Grand Canyon Mojo. TR by Ted Keyes. - Colorado Kayak Supply Blog


----------



## raftus (Jul 20, 2005)

The real answer is how many hours a day do you want to/are willing to travel. The current moves about 4 miles an hour (depending on flow). If you paddle a bit and average 5 mph and takeout at diamond creek (225 miles) you need 45 hours of time spent moving downstream. Mid winter there is about 9 hours of daylight. If you get up before sunrise, and are ready to hit the water shortly after dawn, take minimal breaks and paddle till near sunset, you could get 8 hours of downstream travel a day or about 40 miles a day. At that pace it would only take 6 days. A more reasonable schedule of six hours of downstream travel daily (30 miles) would get through the canyon in 8 days. 

Really the answer is what type of a trip do you want, what hikes do you want to do, and how much time will you devote to downstream travel each day.


----------



## Flying_Spaghetti_Monster (Jun 3, 2010)

Don't really care about the hikes. I know I will get my ass reamed for that comment, but I am not that big of a hiker. I will save that trip for when I have more time, and raft support. Any way Jeff West did it in 5 days in a long boat. So I am thinking 8 Days is reasonable for me. I have a buddy with a permit that has done it a few times that may be down for bombing it. He also has a Stinger.  any my question has been answered.


----------



## Phil U. (Feb 7, 2009)

It seems to me that the more recent LL trips were more like 8 or 9 days.


----------



## leif (Jul 11, 2009)

You know, I heard this rumor about a dude back in the say that did a solo run in 49 hours, fueled by mostly ramen.

Aren't there some rules on the permit, where you can't do it in less than a certain amount of time?


----------



## Mike Hartley (May 1, 2006)

I believe Fletcher Anderson's total time was 48 hrs, not that you'd call that "reasonable".

Averaging around 30 miles a day it's going to require 7 - 8 days.


----------



## JCKeck1 (Oct 28, 2003)

To say you're not interested in the hiking is really lame.
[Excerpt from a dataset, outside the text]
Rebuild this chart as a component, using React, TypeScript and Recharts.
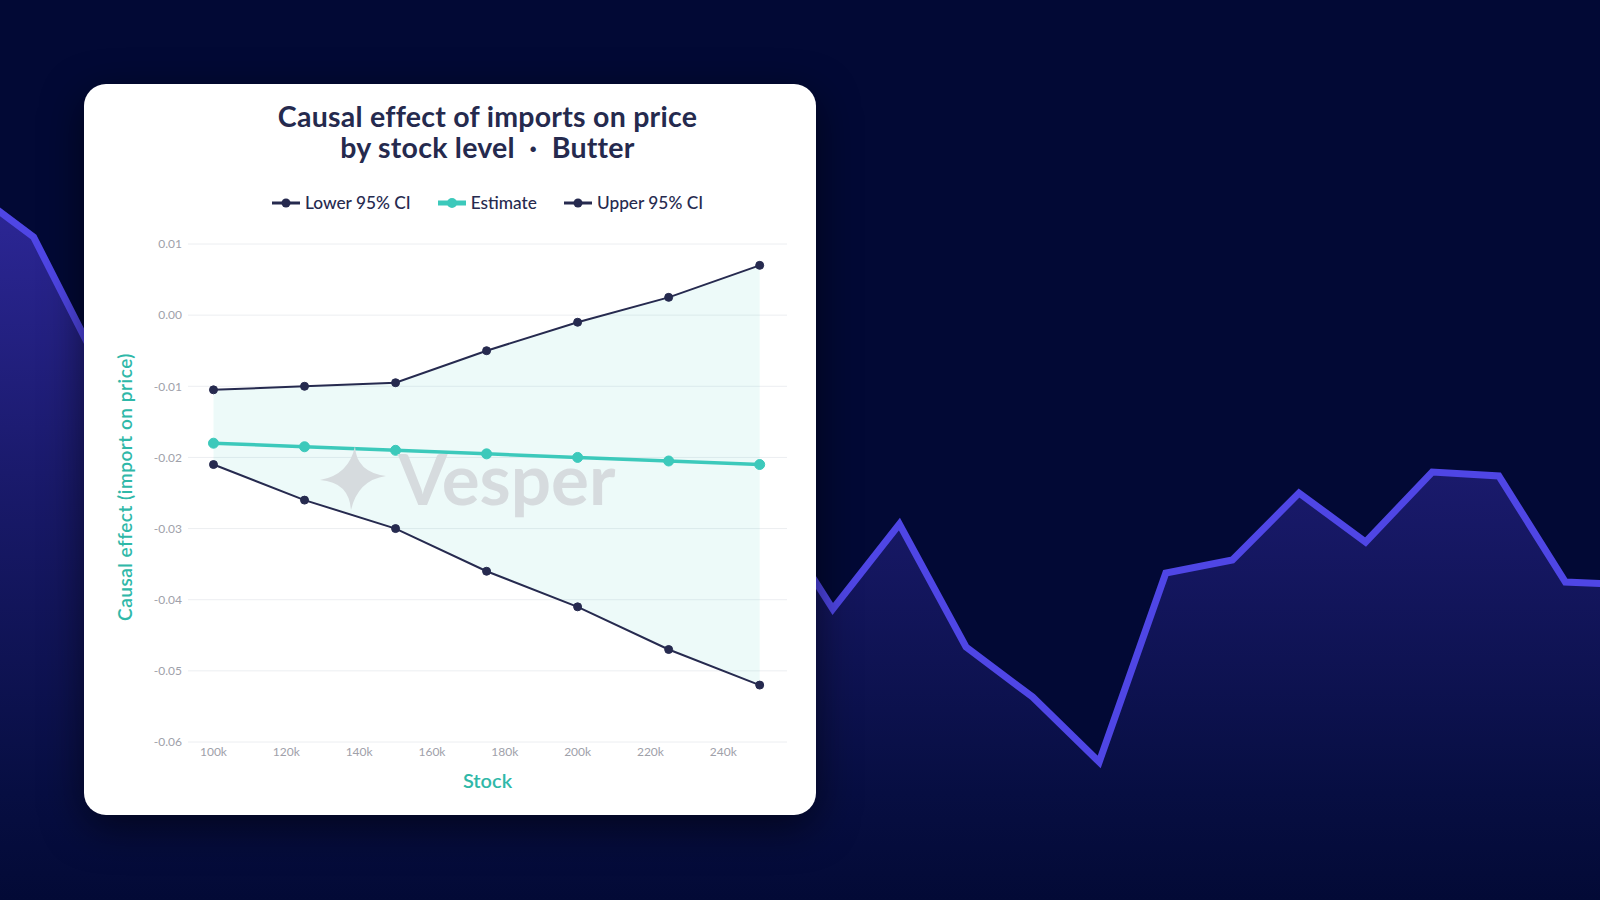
import React from "react";
import { ComposedChart, AreaChart, Area, Line, XAxis, YAxis, CartesianGrid } from "recharts";

// stock levels (x) and the three series
const stockLevels = [100000, 125000, 150000, 175000, 200000, 225000, 250000];
const lowerCI = [-0.021, -0.026, -0.03, -0.036, -0.041, -0.047, -0.052];
const estimate = [-0.018, -0.0185, -0.019, -0.0195, -0.02, -0.0205, -0.021];
const upperCI = [-0.0105, -0.01, -0.0095, -0.005, -0.001, 0.0025, 0.007];

const xTicks = [100000, 120000, 140000, 160000, 180000, 200000, 220000, 240000];
const yTicks = [0.01, 0, -0.01, -0.02, -0.03, -0.04, -0.05, -0.06];

// decorative background line (height above page bottom, px)
const bgLevels = [713, 663, 532, 470, 505, 430, 455, 385, 420, 360, 410, 380, 396, 291, 376, 253, 203, 138, 327, 340, 407, 358, 428, 424, 318, 315];

const NAVY = "#262a4f";
const TEAL = "#3cc9bb";
const LABEL_TEAL = "#2fb8a8";
const FONT = "Lato, 'Open Sans', sans-serif";

const data = stockLevels.map((s, i) => ({
  stock: s,
  lower: lowerCI[i],
  estimate: estimate[i],
  upper: upperCI[i],
  band: [lowerCI[i], upperCI[i]],
}));

const bgData = bgLevels.map((v, i) => ({ i, v }));

const legendItems = [
  { name: "Lower 95% CI", color: NAVY, width: 2 },
  { name: "Estimate", color: TEAL, width: 4 },
  { name: "Upper 95% CI", color: NAVY, width: 2 },
];

function Background() {
  return (
    <div style={{ position: "absolute", left: -33.5, top: 0 }}>
      <AreaChart width={25 * 66.6} height={900} data={bgData} margin={{ top: 0, right: 0, bottom: 0, left: 0 }}>
        <defs>
          <linearGradient id="bgFill" x1="0" y1="0" x2="0" y2="1">
            <stop offset="0%" stopColor="#2d2798" />
            <stop offset="40%" stopColor="#1a1a6c" />
            <stop offset="85%" stopColor="#070e42" />
            <stop offset="100%" stopColor="#030a36" />
          </linearGradient>
        </defs>
        <XAxis type="number" dataKey="i" domain={[0, 25]} hide />
        <YAxis type="number" domain={[0, 900]} hide />
        <Area
          type="linear"
          dataKey="v"
          stroke="#4f46e5"
          strokeWidth={7}
          fill="url(#bgFill)"
          fillOpacity={1}
          dot={false}
          activeDot={false}
          isAnimationActive={false}
        />
      </AreaChart>
    </div>
  );
}

function Watermark() {
  return (
    <div
      style={{
        position: "absolute",
        left: 236,
        top: 356,
        display: "flex",
        alignItems: "center",
        gap: 12,
        pointerEvents: "none",
      }}
    >
      <svg width={66} height={64} viewBox="-33 -32 66 64">
        <path d="M2,-32 Q3,-6 33,-2 Q5,2 -2,32 Q-4,4 -33,2 Q-4,-3 2,-32 Z" fill="#d6dbde" />
      </svg>
      <span style={{ fontFamily: FONT, fontWeight: 700, fontSize: 71, color: "#d6dbde", lineHeight: "76px" }}>Vesper</span>
    </div>
  );
}

function LegendRow() {
  return (
    <div
      style={{
        position: "absolute",
        left: 104,
        width: 599,
        top: 108,
        display: "flex",
        justifyContent: "center",
        gap: 27,
        fontFamily: FONT,
        fontSize: 17.3,
        fontWeight: 500,
        color: NAVY,
      }}
    >
      {legendItems.map((it) => (
        <div key={it.name} style={{ display: "flex", alignItems: "center", gap: 5 }}>
          <svg width={28} height={14}>
            <line x1={0} y1={7} x2={28} y2={7} stroke={it.color} strokeWidth={it.width + 1} />
            <circle cx={14} cy={7} r={it.width > 2 ? 5 : 4.5} fill={it.color} />
          </svg>
          <span>{it.name}</span>
        </div>
      ))}
    </div>
  );
}

function YTitle(props: any) {
  const { x, y, height } = props.viewBox;
  const cx = x + 20;
  const cy = y + height / 2 - 6;
  return (
    <text
      x={cx}
      y={cy}
      transform={`rotate(-90, ${cx}, ${cy})`}
      textAnchor="middle"
      dominantBaseline="central"
      fill={LABEL_TEAL}
      fontSize={19}
      fontWeight={600}
      fontFamily={FONT}
      letterSpacing={0.5}
    >
      Causal effect (import on price)
    </text>
  );
}

function CausalChart() {
  return (
    <div
      style={{
        position: "absolute",
        left: 84,
        top: 84,
        width: 732,
        height: 731,
        background: "#ffffff",
        borderRadius: 22,
        boxShadow: "0 12px 40px rgba(0,0,0,0.55)",
        overflow: "hidden",
      }}
    >
      <div
        style={{
          position: "absolute",
          left: 104,
          width: 599,
          top: 17,
          textAlign: "center",
          fontFamily: FONT,
          fontWeight: 700,
          fontSize: 28.5,
          letterSpacing: 0.25,
          lineHeight: "31px",
          color: "#252a4e",
        }}
      >
        <div>Causal effect of imports on price</div>
        <div>by stock level &nbsp;·&nbsp; Butter</div>
      </div>
      <LegendRow />
      <div style={{ position: "absolute", left: 0, top: 0 }}>
        <ComposedChart width={732} height={731} data={data} margin={{ top: 160, right: 29, left: 20, bottom: 13 }}>
          <CartesianGrid vertical={false} stroke="#eceef1" />
          <XAxis
            type="number"
            dataKey="stock"
            domain={[93000, 257500]}
            ticks={xTicks}
            tickFormatter={(v) => `${v / 1000}k`}
            axisLine={false}
            tickLine={false}
            tickSize={0}
            tickMargin={5}
            height={60}
            tick={{ fill: "#a0a1aa", fontSize: 12, fontFamily: FONT }}
            label={{
              value: "Stock",
              position: "insideBottom",
              offset: 14,
              fill: LABEL_TEAL,
              fontSize: 20,
              fontWeight: 600,
              fontFamily: FONT,
            }}
          />
          <YAxis
            type="number"
            domain={[-0.06, 0.01]}
            ticks={yTicks}
            tickFormatter={(v) => v.toFixed(2)}
            axisLine={false}
            tickLine={false}
            tickSize={0}
            tickMargin={6}
            width={84}
            tick={{ fill: "#a0a1aa", fontSize: 12, fontFamily: FONT }}
            label={{ content: YTitle }}
          />
          <Area
            type="linear"
            dataKey="band"
            stroke="none"
            fill={TEAL}
            fillOpacity={0.09}
            dot={false}
            activeDot={false}
            isAnimationActive={false}
          />
          <Line
            type="linear"
            dataKey="upper"
            stroke={NAVY}
            strokeWidth={2}
            dot={{ r: 4, fill: NAVY, stroke: NAVY, strokeWidth: 1 }}
            activeDot={false}
            isAnimationActive={false}
          />
          <Line
            type="linear"
            dataKey="lower"
            stroke={NAVY}
            strokeWidth={2}
            dot={{ r: 4, fill: NAVY, stroke: NAVY, strokeWidth: 1 }}
            activeDot={false}
            isAnimationActive={false}
          />
          <Line
            type="linear"
            dataKey="estimate"
            stroke={TEAL}
            strokeWidth={3.5}
            dot={{ r: 5, fill: TEAL, stroke: TEAL, strokeWidth: 1 }}
            activeDot={false}
            isAnimationActive={false}
          />
        </ComposedChart>
      </div>
      <Watermark />
    </div>
  );
}

export default function App() {
  return (
    <div
      style={{
        position: "fixed",
        left: 0,
        top: 0,
        width: 1600,
        height: 900,
        overflow: "hidden",
        background: "#020935",
      }}
    >
      <Background />
      <CausalChart />
    </div>
  );
}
You should spend a week in chile or Mexico or go skiing - it would be time better spent if you're not interested in hiking. The whitewater in the GC is more or less uninteresting. But the hiking/canyoneering is amazing and I say this as a fellow non-hiker. Its some of the best on earth. 
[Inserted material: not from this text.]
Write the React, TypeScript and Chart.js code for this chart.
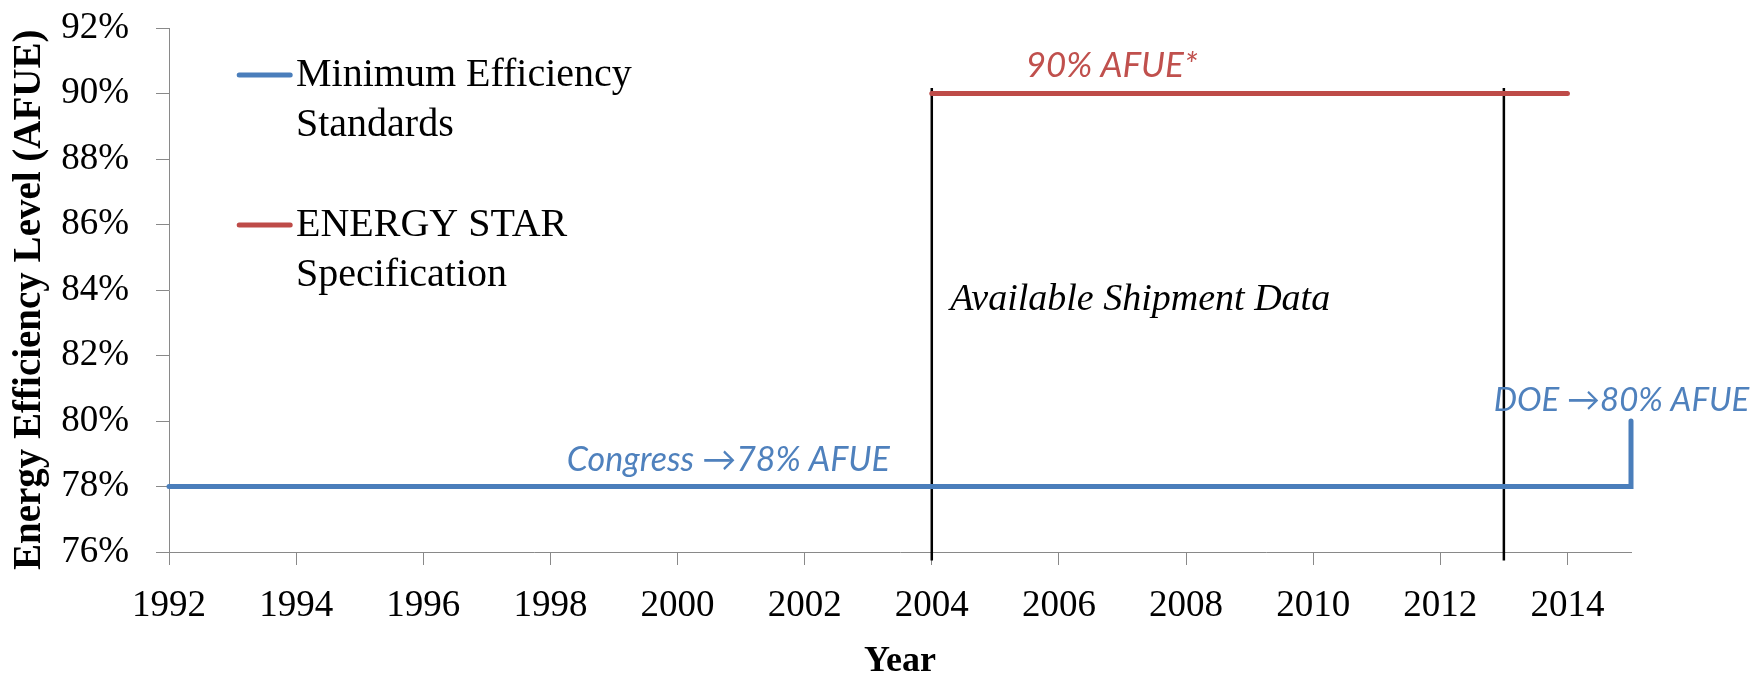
import React, { useEffect, useRef } from 'react';
import { Chart, registerables } from 'chart.js';

Chart.register(...registerables);

// ---------- data ----------
const yearTicks = [1992, 1994, 1996, 1998, 2000, 2002, 2004, 2006, 2008, 2010, 2012, 2014];
const xRange = [1992, 2015];
const yRange = [76, 92];
const yStep = 2;

const seriesLabels = ['Minimum Efficiency Standards', 'ENERGY STAR Specification'];
const legendLines = [
  ['Minimum Efficiency', 'Standards'],
  ['ENERGY STAR', 'Specification'],
];

const minStdYears = [1992, 2015, 2015];
const minStdValues = [78, 78, 80];

const starYears = [2004, 2014];
const starValues = [90, 90];

const shipmentYears = [2004, 2013];
const shipmentSpan = [75.74, 90.17];

const annotationTexts = ['Congress \u219278% AFUE', 'DOE \u219280% AFUE', '90% AFUE*', 'Available Shipment Data'];
const annotationAnchors = [
  [2000.8, 78.46],
  [2014.85, 80.31],
  [2006.83, 90.49],
  [2004.29, 83.38],
];

const xTitle = 'Year';
const yTitle = 'Energy Efficiency Level (AFUE)';

// ---------- styles ----------
const SERIF = '"Liberation Serif", "Times New Roman", serif';
const SANS = 'Lato, "Open Sans", "Noto Sans", sans-serif';
const BLUE = '#4A7EBB';
const RED = '#BE4B48';
const AXIS = '#898989';

const annotationStyles = [
  { font: `italic 34px ${SANS}`, color: '#4F81BD', align: 'center' },
  { font: `italic 33px ${SANS}`, color: '#4F81BD', align: 'center' },
  { font: `italic 35px ${SANS}`, color: '#C0504D', align: 'center' },
  { font: `italic 38px ${SERIF}`, color: '#000000', align: 'left' },
];

const overlayPlugin = {
  id: 'overlay',
  afterDatasetsDraw(chart: any) {
    const { ctx, chartArea, scales } = chart;
    const x = scales.x;
    const y = scales.y;
    ctx.save();
    annotationTexts.forEach((t, i) => {
      const st = annotationStyles[i];
      ctx.font = st.font;
      ctx.fillStyle = st.color;
      ctx.textAlign = st.align;
      ctx.textBaseline = 'alphabetic';
      ctx.fillText(t, x.getPixelForValue(annotationAnchors[i][0]), y.getPixelForValue(annotationAnchors[i][1]));
    });
    // legend (inside plot, top-left)
    const ds = chart.data.datasets;
    legendLines.forEach((lines, i) => {
      const sy = chartArea.top + 47 + i * 150;
      ctx.strokeStyle = ds[i].borderColor;
      ctx.lineWidth = 5;
      ctx.lineCap = 'round';
      ctx.beginPath();
      ctx.moveTo(chartArea.left + 70.2, sy);
      ctx.lineTo(chartArea.left + 121.2, sy);
      ctx.stroke();
      ctx.fillStyle = '#000000';
      ctx.font = `40px ${SERIF}`;
      ctx.textAlign = 'left';
      ctx.textBaseline = 'alphabetic';
      lines.forEach((t, j) => {
        ctx.fillText(t, chartArea.left + 127, sy + 11 + j * 49.5);
      });
    });
    ctx.restore();
  },
};

export default function App() {
  const canvasRef = useRef<HTMLCanvasElement | null>(null);

  useEffect(() => {
    document.body.style.margin = '0';
    const canvas = canvasRef.current;
    if (!canvas) return;

    const pts = (xs: number[], ys: number[]) => xs.map((v, i) => ({ x: v, y: ys[i] }));

    const chart = new Chart(canvas, {
      type: 'scatter',
      data: {
        datasets: [
          {
            label: seriesLabels[0],
            data: pts(minStdYears, minStdValues),
            showLine: true,
            borderColor: BLUE,
            backgroundColor: BLUE,
            borderWidth: 5,
            pointRadius: 0,
            borderCapStyle: 'round',
            borderJoinStyle: 'miter',
            clip: false,
          },
          {
            label: seriesLabels[1],
            data: pts(starYears, starValues),
            showLine: true,
            borderColor: RED,
            backgroundColor: RED,
            borderWidth: 5,
            pointRadius: 0,
            borderCapStyle: 'round',
            clip: false,
          },
          ...shipmentYears.map((yr) => ({
            label: 'Available Shipment Data',
            data: [
              { x: yr, y: shipmentSpan[0] },
              { x: yr, y: shipmentSpan[1] },
            ],
            showLine: true,
            borderColor: '#000000',
            backgroundColor: '#000000',
            borderWidth: 2.5,
            pointRadius: 0,
            clip: false,
          })),
        ],
      },
      options: {
        animation: false,
        responsive: false,
        devicePixelRatio: 1,
        layout: { padding: { top: 28, right: 123, bottom: 0, left: 0 } },
        plugins: {
          legend: { display: false },
          tooltip: { enabled: false },
          title: { display: false },
        },
        scales: {
          x: {
            type: 'linear',
            min: xRange[0],
            max: xRange[1],
            afterBuildTicks: (scale: any) => {
              scale.ticks = yearTicks.map((v) => ({ value: v }));
            },
            afterFit: (scale: any) => {
              scale.height = 126;
              scale.paddingLeft = 0;
              scale.paddingRight = 0;
            },
            ticks: {
              autoSkip: false,
              maxRotation: 0,
              minRotation: 0,
              padding: 19,
              color: '#000000',
              font: { family: SERIF, size: 37 },
              callback: (v: any) => String(v),
            },
            grid: {
              drawOnChartArea: false,
              drawTicks: true,
              tickLength: 13,
              tickColor: AXIS,
              lineWidth: 1,
            },
            border: { display: true, color: AXIS, width: 1 },
            title: {
              display: true,
              text: xTitle,
              color: '#000000',
              font: { family: SERIF, size: 36, weight: 'bold', lineHeight: 0.9 },
              padding: { top: 0, bottom: 0 },
            },
          },
          y: {
            type: 'linear',
            min: yRange[0],
            max: yRange[1],
            afterFit: (scale: any) => {
              scale.width = 169;
              scale.paddingTop = 0;
              scale.paddingBottom = 0;
            },
            ticks: {
              stepSize: yStep,
              padding: 27,
              color: '#000000',
              font: { family: SERIF, size: 37 },
              callback: (v: any) => `${v}%`,
            },
            grid: {
              drawOnChartArea: false,
              drawTicks: true,
              tickLength: 13,
              tickColor: AXIS,
              lineWidth: 1,
            },
            border: { display: true, color: AXIS, width: 1 },
            title: {
              display: true,
              text: yTitle + '  ',
              color: '#000000',
              font: { family: SERIF, size: 39, weight: 'bold' },
              padding: { top: 7, bottom: 0 },
            },
          },
        },
      },
      plugins: [overlayPlugin],
    } as any);

    return () => {
      chart.destroy();
    };
  }, []);

  return (
    <div style={{ width: 1754, height: 678, background: '#ffffff' }}>
      <canvas ref={canvasRef} width={1754} height={678} style={{ display: 'block' }} />
    </div>
  );
}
I'd never tell someone not to go to the Ditch, but just go into it with the attitude of spending as much time as possible and do as much hiking as possible. Otherwise you just might go through the entire canyon without ever feeling the spirit of the canyon.

Joe


----------



## Flying_Spaghetti_Monster (Jun 3, 2010)
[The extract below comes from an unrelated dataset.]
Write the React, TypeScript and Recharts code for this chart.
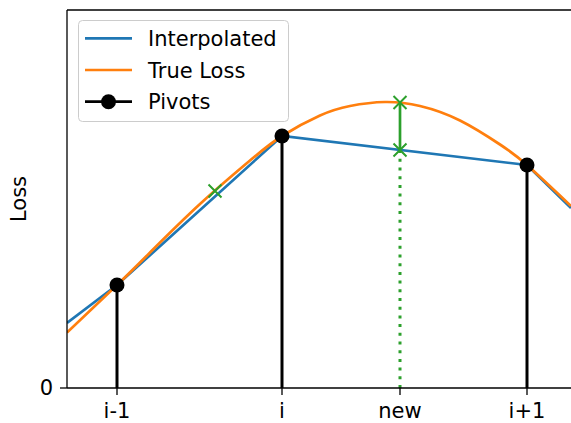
import React from 'react';
import {
  ComposedChart,
  Line,
  Scatter,
  XAxis,
  YAxis,
  ReferenceLine,
  Legend,
} from 'recharts';

// x in "step" units, y in loss units
const X_TICKS = [1.0, 4.3, 6.66, 9.2];
const X_TICK_LABELS = ['i-1', 'i', 'new', 'i+1'];
const Y_TICKS = [0];
const X_DOMAIN: [number, number] = [0, 10.08];
const Y_DOMAIN: [number, number] = [0, 7.56];

const TRUE_LOSS = [
  { x: 0, y: 1.11 },
  { x: 1.0, y: 2.06 },
  { x: 1.66, y: 2.71 },
  { x: 2.66, y: 3.68 },
  { x: 3.66, y: 4.55 },
  { x: 4.3, y: 5.04 },
  { x: 5.06, y: 5.45 },
  { x: 5.66, y: 5.64 },
  { x: 6.36, y: 5.72 },
  { x: 7.06, y: 5.64 },
  { x: 7.86, y: 5.35 },
  { x: 8.66, y: 4.87 },
  { x: 9.2, y: 4.46 },
  { x: 10.08, y: 3.64 },
];

const INTERPOLATED = [
  { x: 0, y: 1.3 },
  { x: 1.0, y: 2.06 },
  { x: 4.3, y: 5.04 },
  { x: 9.2, y: 4.46 },
  { x: 10.08, y: 3.6 },
];

const PIVOTS = [
  { x: 1.0, y: 2.06 },
  { x: 4.3, y: 5.04 },
  { x: 9.2, y: 4.46 },
];

const NEW_X = 6.66;
const NEW_TRUE = 5.71;
const NEW_INTERP = 4.76;

const SAMPLES = [
  { x: 2.96, y: 3.94 },
  { x: NEW_X, y: NEW_TRUE },
  { x: NEW_X, y: NEW_INTERP },
];

const LEGEND = [
  { label: 'Interpolated', color: '#1f77b4', marker: false },
  { label: 'True Loss', color: '#ff7f0e', marker: false },
  { label: 'Pivots', color: '#000000', marker: true },
];

const FONT = '"DejaVu Sans", sans-serif';
const GREEN = '#2ca02c';

const LegendBox = () => (
  <svg width={211} height={102} style={{ display: 'block' }}>
    <rect x={0.5} y={0.5} width={210} height={101} rx={4} fill="rgba(255,255,255,0.8)" stroke="#cccccc" />
    {LEGEND.map((e, i) => {
      const cy = 18.3 + i * 31.7;
      return (
        <g key={e.label}>
          <line x1={7} x2={54} y1={cy} y2={cy} stroke={e.color} strokeWidth={2.7} />
          {e.marker && <circle cx={30.5} cy={cy} r={7.5} fill={e.color} />}
          <text x={70} y={cy + 7.5} fontSize={21} fontFamily={FONT} fill="#000">
            {e.label}
          </text>
        </g>
      );
    })}
  </svg>
);

const XMark = (props: any) => {
  const { cx, cy } = props;
  const s = 6.5;
  return (
    <path
      d={`M${cx - s},${cy - s}L${cx + s},${cy + s}M${cx - s},${cy + s}L${cx + s},${cy - s}`}
      stroke={GREEN}
      strokeWidth={2}
      fill="none"
    />
  );
};

const Dot = (props: any) => <circle cx={props.cx} cy={props.cy} r={7.5} fill="#000" />;

const tickStyle = { fontSize: 21, fill: '#000', fontFamily: FONT };

export default function App() {
  return (
    <div style={{ position: 'absolute', left: 0, top: 0, background: '#fff' }}>
      <ComposedChart
        width={571}
        height={423}
        margin={{ top: 10, right: 0, bottom: 0, left: 0 }}
      >
        <XAxis
          type="number"
          dataKey="x"
          domain={X_DOMAIN}
          allowDataOverflow
          ticks={X_TICKS}
          interval={0}
          tickFormatter={(v: number) => X_TICK_LABELS[X_TICKS.indexOf(v)] ?? ''}
          tick={tickStyle}
          tickSize={7}
          tickMargin={8}
          height={35}
          axisLine={{ stroke: '#000', strokeWidth: 1.3 }}
          tickLine={{ stroke: '#000', strokeWidth: 1.3 }}
        />
        <YAxis
          type="number"
          dataKey="y"
          domain={Y_DOMAIN}
          allowDataOverflow
          ticks={Y_TICKS}
          tick={tickStyle}
          tickSize={7}
          tickMargin={7}
          width={67}
          axisLine={{ stroke: '#000', strokeWidth: 1.3 }}
          tickLine={{ stroke: '#000', strokeWidth: 1.3 }}
          label={{
            content: ({ viewBox }: any) => {
              const cx = viewBox.x + 26;
              const cy = viewBox.y + viewBox.height / 2;
              return (
                <text
                  x={cx}
                  y={cy}
                  transform={`rotate(-90, ${cx}, ${cy})`}
                  textAnchor="middle"
                  fontSize={21}
                  fontFamily={FONT}
                  fill="#000"
                >
                  Loss
                </text>
              );
            },
          }}
        />
        <ReferenceLine y={Y_DOMAIN[1]} stroke="#000" strokeWidth={1.3} />
        {PIVOTS.map((p) => (
          <ReferenceLine
            key={`stem-${p.x}`}
            segment={[
              { x: p.x, y: 0 },
              { x: p.x, y: p.y },
            ]}
            stroke="#000"
            strokeWidth={3}
          />
        ))}
        <ReferenceLine
          segment={[
            { x: NEW_X, y: 0 },
            { x: NEW_X, y: NEW_INTERP },
          ]}
          stroke={GREEN}
          strokeWidth={3}
          strokeDasharray="3 5.7"
        />
        <ReferenceLine
          segment={[
            { x: NEW_X, y: NEW_INTERP },
            { x: NEW_X, y: NEW_TRUE },
          ]}
          stroke={GREEN}
          strokeWidth={2.7}
        />
        <Line
          data={INTERPOLATED}
          dataKey="y"
          type="linear"
          stroke="#1f77b4"
          strokeWidth={2.7}
          dot={false}
          activeDot={false}
          isAnimationActive={false}
        />
        <Line
          data={TRUE_LOSS}
          dataKey="y"
          type="natural"
          stroke="#ff7f0e"
          strokeWidth={2.7}
          dot={false}
          activeDot={false}
          isAnimationActive={false}
        />
        <Scatter data={PIVOTS} dataKey="y" shape={Dot} isAnimationActive={false} />
        <Scatter data={SAMPLES} dataKey="y" shape={XMark} isAnimationActive={false} />
        <Legend
          layout="vertical"
          align="center"
          verticalAlign="middle"
          content={() => <LegendBox />}
          wrapperStyle={{ left: 78, top: 20, width: 211, height: 102 }}
        />
      </ComposedChart>
    </div>
  );
}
Good point. I would still only do a winter, fall, or early spring. I hate the heat. Chile would be nice, but that is for next winter.


----------



## leif (Jul 11, 2009)

It'll be a different experience than the standard class 3 booze cruise through the canyon, for sure, but go for it. If you've got a fast boat you can probably improve on the 30 miles per day estimate. The more you improve, the less food you need. What sort of training are you going to be doing beforehand? Fletcher managed 49 hours (basically 2 really tough days, without much sleep) because he was in kayak marathon shape at that time. He said that afterwards he had tendonitis in his forearms so bad he had to cut off his paddle top with scissors, so yeah, definitely not a reasonable goal, but the point is that if you try hard to go fast, you can get through there really fast. I think that's kind of cool. Do it.


----------



## JCKeck1 (Oct 28, 2003)

leif said:


> I think that's kind of cool. Do it.


Yea, but Leif is a playboater, thus making all opinions null and void. Maybe see what his wife thinks? 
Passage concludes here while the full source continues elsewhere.